Like thousands of children of his generation, he watched the exploits of NASA’s Apollo program on television and dreamed of being an astronaut like Neil Armstrong and going to the Moon.
A cousin told him he had to become a nuclear physicist to achieve that. He laughs at this now because his cousin was wrong, but these words were enough encouragement to keep him from being “average” in mathematics.
“My biggest role model was Albert Einstein. I imagined myself solving equations, but as I advanced in my studies, I realized that I wanted to become more involved in industry,” he said.
Because of this, he studied actuarial science at the Faculty of Sciences of the National Autonomous University of Mexico (UNAM). He met Mexican professors there who had received their doctorate degrees from the University of Waterloo, Canada. They inspired him so much that he went to that university to do his master’s and doctorate degrees in Management Sciences.
Thanks to his thesis on production programming models, HP Labs contacted him to offer him a job, so he moved to San Francisco, California, where he now lives.
He is an enthusiastic person who breaks the stereotype of a scientist who spends his time locked up in his laboratory solving equations.
When he travels to Mexico City, he jams with his old friends in a rock band they formed years ago, just like in the old days.
He now really enjoys giving talks and inspiring young people.

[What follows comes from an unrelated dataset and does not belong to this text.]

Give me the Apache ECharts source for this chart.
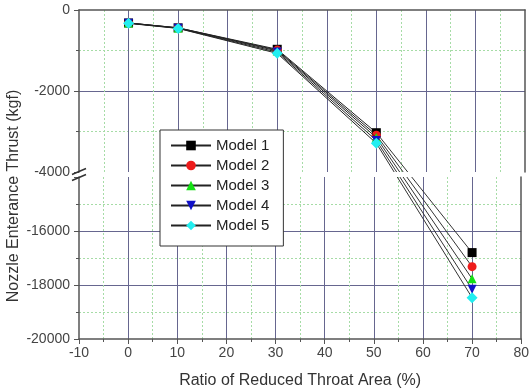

His topic is artificial intelligence applications that address challenging business, engineering, and scientific problems with a high level of uncertainty.
Cipriano Santos is very proud to talk about the internship program he created at HP Labs with his colleague Francisco Andrade.

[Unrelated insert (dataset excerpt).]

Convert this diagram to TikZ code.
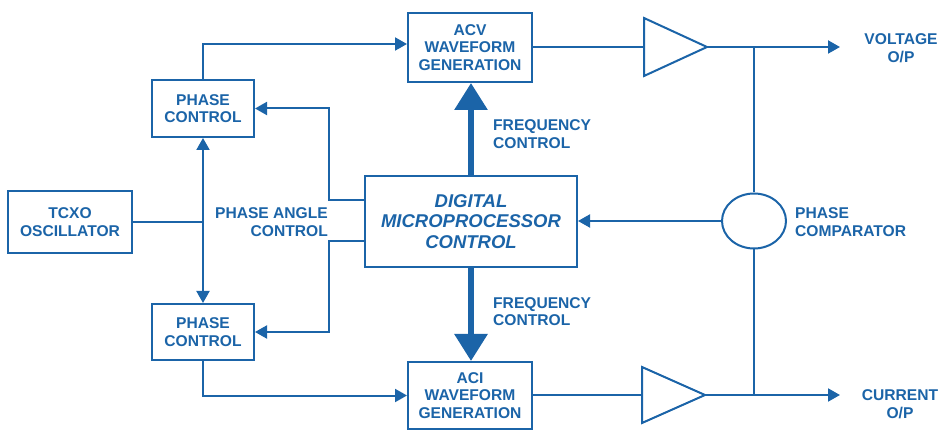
\documentclass[tikz,border=0pt]{standalone}
\usepackage{fontspec}
\setmainfont{Liberation Sans}
\usetikzlibrary{arrows.meta,shapes.geometric}
\definecolor{adblue}{HTML}{1B64A8}

\begin{document}
\begin{tikzpicture}[
    x=1pt, y=-1pt,
    block/.style={
        draw=adblue,
        line width=2pt,
        text=adblue,
        font=\fontsize{15.6}{17.5}\selectfont\bfseries,
        align=center,
        inner sep=0pt,
    },
    lbl/.style={
        text=adblue,
        font=\fontsize{15.6}{17.5}\selectfont\bfseries,
        inner sep=0pt,
    },
    wire/.style={draw=adblue, line width=2pt, line join=miter},
    arr/.style={wire, -{Triangle[length=12pt,width=13pt]}},
    bus/.style={draw=adblue, line width=6pt, -{Triangle[length=27pt,width=32pt]}},
]

\path[use as bounding box, fill=white] (0,0) rectangle (940,430);

% Blocks
\node[block, minimum width=124pt, minimum height=62pt] (tcxo) at (70,222) {TCXO\\OSCILLATOR};
\node[block, minimum width=102pt, minimum height=57pt] (pcup) at (203,108.5) {PHASE\\CONTROL};
\node[block, minimum width=102pt, minimum height=56pt] (pclow) at (203,332) {PHASE\\CONTROL};
\node[block, minimum width=124pt, minimum height=69pt] (acv) at (470,47.5) {ACV\\WAVEFORM\\GENERATION};
\node[block, minimum width=124pt, minimum height=67pt] (aci) at (470,395.5) {ACI\\WAVEFORM\\GENERATION};
\node[block, minimum width=212pt, minimum height=91pt,
      font=\fontsize{18.5}{20.5}\selectfont\bfseries\itshape] (mpu) at (471,221.5)
      {DIGITAL\\MICROPROCESSOR\\CONTROL};
\node[block, ellipse, minimum width=64pt, minimum height=55pt] (comp) at (754,221) {};

% Amplifiers
\coordinate (ampvin) at (644,47);
\coordinate (ampvout) at (707,47);
\coordinate (ampiin) at (642,395);
\coordinate (ampiout) at (705,395);
\draw[wire] (644,18) -- (ampvout) -- (644,76) -- cycle;
\draw[wire] (642,367) -- (ampiout) -- (642,423) -- cycle;

% Labels
\node[lbl, align=left, anchor=west] (fcup) at (493,134) {FREQUENCY\\CONTROL};
\node[lbl, align=left, anchor=west] (fclow) at (493,311.5) {FREQUENCY\\CONTROL};
\node[lbl, align=right, anchor=east] (pac) at (328,222) {PHASE ANGLE\\CONTROL};
\node[lbl, align=left, anchor=west] (pcmp) at (795,222) {PHASE\\COMPARATOR};
\node[lbl, align=center] (voutlbl) at (901,48) {VOLTAGE\\O/P};
\node[lbl, align=center] (ioutlbl) at (900,404) {CURRENT\\O/P};

% Reference distribution
\coordinate (jn) at (pcup.south |- tcxo.east);
\draw[wire] (tcxo.east) -- (jn);
\draw[arr] (jn) -- (pcup.south);
\draw[arr] (jn) -- (pclow.north);
\draw[arr] (pcup.north) |- ([yshift=3.5pt]acv.west);
\draw[arr] (pclow.south) |- (aci.west);

% Phase angle control
\draw[arr] ([yshift=21pt]mpu.west) -- ++(-35,0) |- (pcup.east);
\draw[arr] ([yshift=-19.5pt]mpu.west) -- ++(-35,0) |- (pclow.east);

% Frequency control
\draw[bus] (mpu.north) -- (mpu.north |- acv.south);
\draw[bus] (mpu.south) -- (mpu.south |- aci.north);

% Outputs
\coordinate (busv) at (754,47);
\coordinate (busi) at (754,395);
\coordinate (vout) at (840,47);
\coordinate (iout) at (840,395);
\draw[wire] (acv.east |- ampvin) -- (ampvin);
\draw[wire] (aci.east |- ampiin) -- (ampiin);
\draw[arr] (ampvout) -- (vout);
\draw[arr] (ampiout) -- (iout);
\draw[wire] (busv) -- (comp.north);
\draw[wire] (comp.south) -- (busi);
\draw[arr] (comp.west) -- (comp.west -| mpu.east);

\end{tikzpicture}
\end{document}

“Of all the things I’ve done in my life, that’s the most beautiful.” One of his great motivations in life is helping people use complex mathematics to solve complex problems.

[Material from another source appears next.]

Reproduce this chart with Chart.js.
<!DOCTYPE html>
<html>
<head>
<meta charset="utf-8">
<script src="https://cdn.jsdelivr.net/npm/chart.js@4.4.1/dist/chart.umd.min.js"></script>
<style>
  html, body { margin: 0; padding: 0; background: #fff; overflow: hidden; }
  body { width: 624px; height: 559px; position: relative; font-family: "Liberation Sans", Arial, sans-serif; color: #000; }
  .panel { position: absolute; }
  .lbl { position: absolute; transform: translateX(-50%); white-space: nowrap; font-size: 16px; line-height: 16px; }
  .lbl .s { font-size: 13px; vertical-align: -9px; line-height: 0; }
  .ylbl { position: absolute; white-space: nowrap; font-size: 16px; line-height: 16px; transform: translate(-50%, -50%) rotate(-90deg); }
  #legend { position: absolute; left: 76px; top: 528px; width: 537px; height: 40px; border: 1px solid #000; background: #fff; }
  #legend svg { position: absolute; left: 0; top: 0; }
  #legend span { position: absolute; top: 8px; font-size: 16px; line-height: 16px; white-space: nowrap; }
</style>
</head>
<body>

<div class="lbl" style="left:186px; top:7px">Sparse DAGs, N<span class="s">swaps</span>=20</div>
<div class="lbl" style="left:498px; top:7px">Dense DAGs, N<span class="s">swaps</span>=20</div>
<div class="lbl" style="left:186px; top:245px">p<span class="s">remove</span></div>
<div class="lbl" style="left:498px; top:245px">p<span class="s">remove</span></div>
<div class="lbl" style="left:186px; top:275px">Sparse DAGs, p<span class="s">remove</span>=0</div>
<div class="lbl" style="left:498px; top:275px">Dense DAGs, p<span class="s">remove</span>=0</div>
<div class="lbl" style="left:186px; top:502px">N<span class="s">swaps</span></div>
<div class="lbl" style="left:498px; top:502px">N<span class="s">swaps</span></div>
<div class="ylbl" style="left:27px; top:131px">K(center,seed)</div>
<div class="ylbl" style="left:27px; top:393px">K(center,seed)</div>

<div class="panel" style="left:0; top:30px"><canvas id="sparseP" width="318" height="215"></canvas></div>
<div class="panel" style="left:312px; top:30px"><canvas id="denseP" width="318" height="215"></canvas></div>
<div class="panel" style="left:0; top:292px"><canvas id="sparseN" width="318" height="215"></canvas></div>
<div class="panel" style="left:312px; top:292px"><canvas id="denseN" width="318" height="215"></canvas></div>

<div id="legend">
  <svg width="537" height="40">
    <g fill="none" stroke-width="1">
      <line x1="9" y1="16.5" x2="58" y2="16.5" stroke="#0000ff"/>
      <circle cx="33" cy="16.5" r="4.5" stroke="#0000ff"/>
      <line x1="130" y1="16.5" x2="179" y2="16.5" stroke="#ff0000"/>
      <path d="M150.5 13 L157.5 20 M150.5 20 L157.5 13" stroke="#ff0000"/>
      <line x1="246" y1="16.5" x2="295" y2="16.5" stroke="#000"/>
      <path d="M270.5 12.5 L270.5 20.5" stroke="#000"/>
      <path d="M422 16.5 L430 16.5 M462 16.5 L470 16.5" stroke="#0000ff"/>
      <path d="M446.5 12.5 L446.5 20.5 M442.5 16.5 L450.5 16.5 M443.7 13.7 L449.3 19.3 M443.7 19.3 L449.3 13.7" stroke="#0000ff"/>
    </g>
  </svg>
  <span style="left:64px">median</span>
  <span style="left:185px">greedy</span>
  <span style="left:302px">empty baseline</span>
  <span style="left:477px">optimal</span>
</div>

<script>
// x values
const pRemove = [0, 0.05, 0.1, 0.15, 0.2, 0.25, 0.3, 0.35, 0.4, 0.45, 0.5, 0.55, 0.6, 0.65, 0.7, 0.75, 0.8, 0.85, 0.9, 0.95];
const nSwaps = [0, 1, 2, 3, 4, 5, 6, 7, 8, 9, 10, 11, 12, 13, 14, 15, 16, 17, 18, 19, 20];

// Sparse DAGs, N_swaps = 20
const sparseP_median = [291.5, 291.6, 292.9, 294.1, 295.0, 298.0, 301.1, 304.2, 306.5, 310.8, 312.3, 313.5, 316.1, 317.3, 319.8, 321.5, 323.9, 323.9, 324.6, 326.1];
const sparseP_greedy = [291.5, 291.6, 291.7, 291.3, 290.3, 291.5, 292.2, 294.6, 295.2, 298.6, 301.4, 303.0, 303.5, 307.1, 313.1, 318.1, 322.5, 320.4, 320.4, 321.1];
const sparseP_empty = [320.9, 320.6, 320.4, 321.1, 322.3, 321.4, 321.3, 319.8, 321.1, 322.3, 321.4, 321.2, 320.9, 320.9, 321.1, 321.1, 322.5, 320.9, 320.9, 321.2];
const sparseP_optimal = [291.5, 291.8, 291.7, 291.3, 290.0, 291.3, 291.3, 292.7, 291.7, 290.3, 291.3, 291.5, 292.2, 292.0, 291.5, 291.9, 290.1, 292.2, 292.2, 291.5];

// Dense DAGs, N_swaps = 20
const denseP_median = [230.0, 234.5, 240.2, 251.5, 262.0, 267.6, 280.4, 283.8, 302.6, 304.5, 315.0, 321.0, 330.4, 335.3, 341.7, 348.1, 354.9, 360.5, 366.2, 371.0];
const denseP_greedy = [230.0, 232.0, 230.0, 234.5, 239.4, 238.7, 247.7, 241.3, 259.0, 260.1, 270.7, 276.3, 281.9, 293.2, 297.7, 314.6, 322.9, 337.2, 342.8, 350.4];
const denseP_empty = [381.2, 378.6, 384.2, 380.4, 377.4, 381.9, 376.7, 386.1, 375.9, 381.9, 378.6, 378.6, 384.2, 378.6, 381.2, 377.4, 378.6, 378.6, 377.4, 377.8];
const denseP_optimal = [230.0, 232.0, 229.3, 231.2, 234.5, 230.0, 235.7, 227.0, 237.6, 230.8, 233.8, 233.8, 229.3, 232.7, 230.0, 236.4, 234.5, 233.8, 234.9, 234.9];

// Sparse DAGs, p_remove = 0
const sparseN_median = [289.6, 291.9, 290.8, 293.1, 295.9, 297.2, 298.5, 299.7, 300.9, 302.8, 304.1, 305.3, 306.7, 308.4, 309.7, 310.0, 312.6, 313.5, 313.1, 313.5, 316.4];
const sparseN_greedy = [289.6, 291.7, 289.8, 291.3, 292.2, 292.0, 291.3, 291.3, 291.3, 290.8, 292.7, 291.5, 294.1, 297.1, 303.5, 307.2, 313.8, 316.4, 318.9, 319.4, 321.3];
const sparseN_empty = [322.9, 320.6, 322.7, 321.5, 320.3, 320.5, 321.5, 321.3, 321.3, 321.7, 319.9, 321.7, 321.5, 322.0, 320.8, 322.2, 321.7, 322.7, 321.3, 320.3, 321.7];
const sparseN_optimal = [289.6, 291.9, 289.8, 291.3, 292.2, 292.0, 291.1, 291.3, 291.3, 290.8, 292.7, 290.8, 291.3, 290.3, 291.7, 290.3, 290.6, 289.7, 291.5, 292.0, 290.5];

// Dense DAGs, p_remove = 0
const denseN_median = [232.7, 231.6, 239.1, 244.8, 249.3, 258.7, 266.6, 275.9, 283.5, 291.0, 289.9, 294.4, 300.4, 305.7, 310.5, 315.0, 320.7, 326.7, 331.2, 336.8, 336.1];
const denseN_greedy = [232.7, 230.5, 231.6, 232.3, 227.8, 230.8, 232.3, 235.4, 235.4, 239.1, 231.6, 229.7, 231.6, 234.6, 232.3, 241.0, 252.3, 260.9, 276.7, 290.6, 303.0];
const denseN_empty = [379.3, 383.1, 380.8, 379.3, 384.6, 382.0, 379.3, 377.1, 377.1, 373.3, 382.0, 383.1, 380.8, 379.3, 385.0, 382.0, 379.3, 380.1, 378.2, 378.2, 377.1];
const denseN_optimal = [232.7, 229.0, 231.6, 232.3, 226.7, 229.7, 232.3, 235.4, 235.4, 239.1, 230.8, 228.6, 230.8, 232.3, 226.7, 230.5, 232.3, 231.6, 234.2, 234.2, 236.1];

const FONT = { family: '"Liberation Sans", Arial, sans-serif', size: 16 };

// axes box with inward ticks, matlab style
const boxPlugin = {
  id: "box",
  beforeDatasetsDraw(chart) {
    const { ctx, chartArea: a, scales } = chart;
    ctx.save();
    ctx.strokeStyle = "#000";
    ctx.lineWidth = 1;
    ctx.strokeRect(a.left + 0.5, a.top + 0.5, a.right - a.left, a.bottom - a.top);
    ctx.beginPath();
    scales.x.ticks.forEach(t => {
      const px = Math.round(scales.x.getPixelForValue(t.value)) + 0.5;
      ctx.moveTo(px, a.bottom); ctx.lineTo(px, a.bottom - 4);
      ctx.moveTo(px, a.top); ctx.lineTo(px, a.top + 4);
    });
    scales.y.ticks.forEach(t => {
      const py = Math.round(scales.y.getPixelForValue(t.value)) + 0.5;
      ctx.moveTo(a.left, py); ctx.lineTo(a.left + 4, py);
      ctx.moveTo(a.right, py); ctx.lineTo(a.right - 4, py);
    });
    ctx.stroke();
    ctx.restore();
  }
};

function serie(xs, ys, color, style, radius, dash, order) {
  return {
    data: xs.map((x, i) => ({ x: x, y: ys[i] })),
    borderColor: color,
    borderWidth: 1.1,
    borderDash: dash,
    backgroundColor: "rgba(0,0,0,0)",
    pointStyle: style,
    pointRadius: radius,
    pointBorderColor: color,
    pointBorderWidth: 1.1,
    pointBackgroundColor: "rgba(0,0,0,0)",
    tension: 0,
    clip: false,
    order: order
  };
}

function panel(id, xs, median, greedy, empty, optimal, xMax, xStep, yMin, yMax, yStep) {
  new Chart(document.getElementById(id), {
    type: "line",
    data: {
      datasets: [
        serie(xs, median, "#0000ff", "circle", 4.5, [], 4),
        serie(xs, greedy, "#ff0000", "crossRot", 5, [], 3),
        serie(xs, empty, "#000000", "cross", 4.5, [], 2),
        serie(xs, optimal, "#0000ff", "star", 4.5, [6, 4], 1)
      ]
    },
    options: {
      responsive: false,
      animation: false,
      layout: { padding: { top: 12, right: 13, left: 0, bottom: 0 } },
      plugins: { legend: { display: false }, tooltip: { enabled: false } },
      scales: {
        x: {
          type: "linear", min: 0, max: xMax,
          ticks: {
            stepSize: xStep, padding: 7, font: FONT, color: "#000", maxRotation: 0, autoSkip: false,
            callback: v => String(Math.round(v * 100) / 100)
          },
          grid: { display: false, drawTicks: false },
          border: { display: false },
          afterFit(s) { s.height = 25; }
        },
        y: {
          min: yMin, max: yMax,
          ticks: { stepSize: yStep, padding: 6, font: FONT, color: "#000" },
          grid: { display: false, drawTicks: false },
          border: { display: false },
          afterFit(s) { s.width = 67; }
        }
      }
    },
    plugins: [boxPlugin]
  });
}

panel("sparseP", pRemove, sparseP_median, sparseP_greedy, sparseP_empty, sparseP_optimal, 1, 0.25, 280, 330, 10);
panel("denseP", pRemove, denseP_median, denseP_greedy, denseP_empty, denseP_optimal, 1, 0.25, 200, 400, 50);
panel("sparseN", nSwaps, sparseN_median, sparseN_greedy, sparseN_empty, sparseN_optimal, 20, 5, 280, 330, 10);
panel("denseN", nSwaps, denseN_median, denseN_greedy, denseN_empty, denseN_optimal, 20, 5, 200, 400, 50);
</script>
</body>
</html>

Teresa González, Christopher Mejía, Iván López, and Claudia Márquez are some of the talented young people who took advantage of the opportunity to get jobs at companies in the United States and Mexico.
As a distinguished professor in advanced logistics and mathematical modeling at the Tec de Monterrey’s School of Engineering and Science, he intends to take up that initiative and make it bigger, taking advantage of his contacts at HP, Google, Microsoft, LinkedIn, and other large and small Silicon Valley companies.
“The work I’m doing at the Tec is my dream job. The idea is to create enough critical mass so we can link companies with top students who can solve problems.”
His project is called Operations Artificial Intelligence, and his goal is for the Tec to be the leading institution that establishes partnerships with national and foreign universities from Canada, the United States, Chile, Bogotá, and elsewhere.
Students will learn about Artificial Intelligence, Computer Science, and Optimization and may benefit from research stays or as research assistants.
The competition is global. There are people from Japan, France, and India looking for the same opportunity, and it’s very difficult for companies to interview you, but it isn’t impossible.
Cipriano Santos will put into practice everything he has learned from his experience in the industry to help students solve problems without necessarily being mathematicians.
“Applied mathematics and computer science are trending. As important as it is for children to learn to read and write, they should also learn different programming languages to develop skills such as problem-solving,” he said.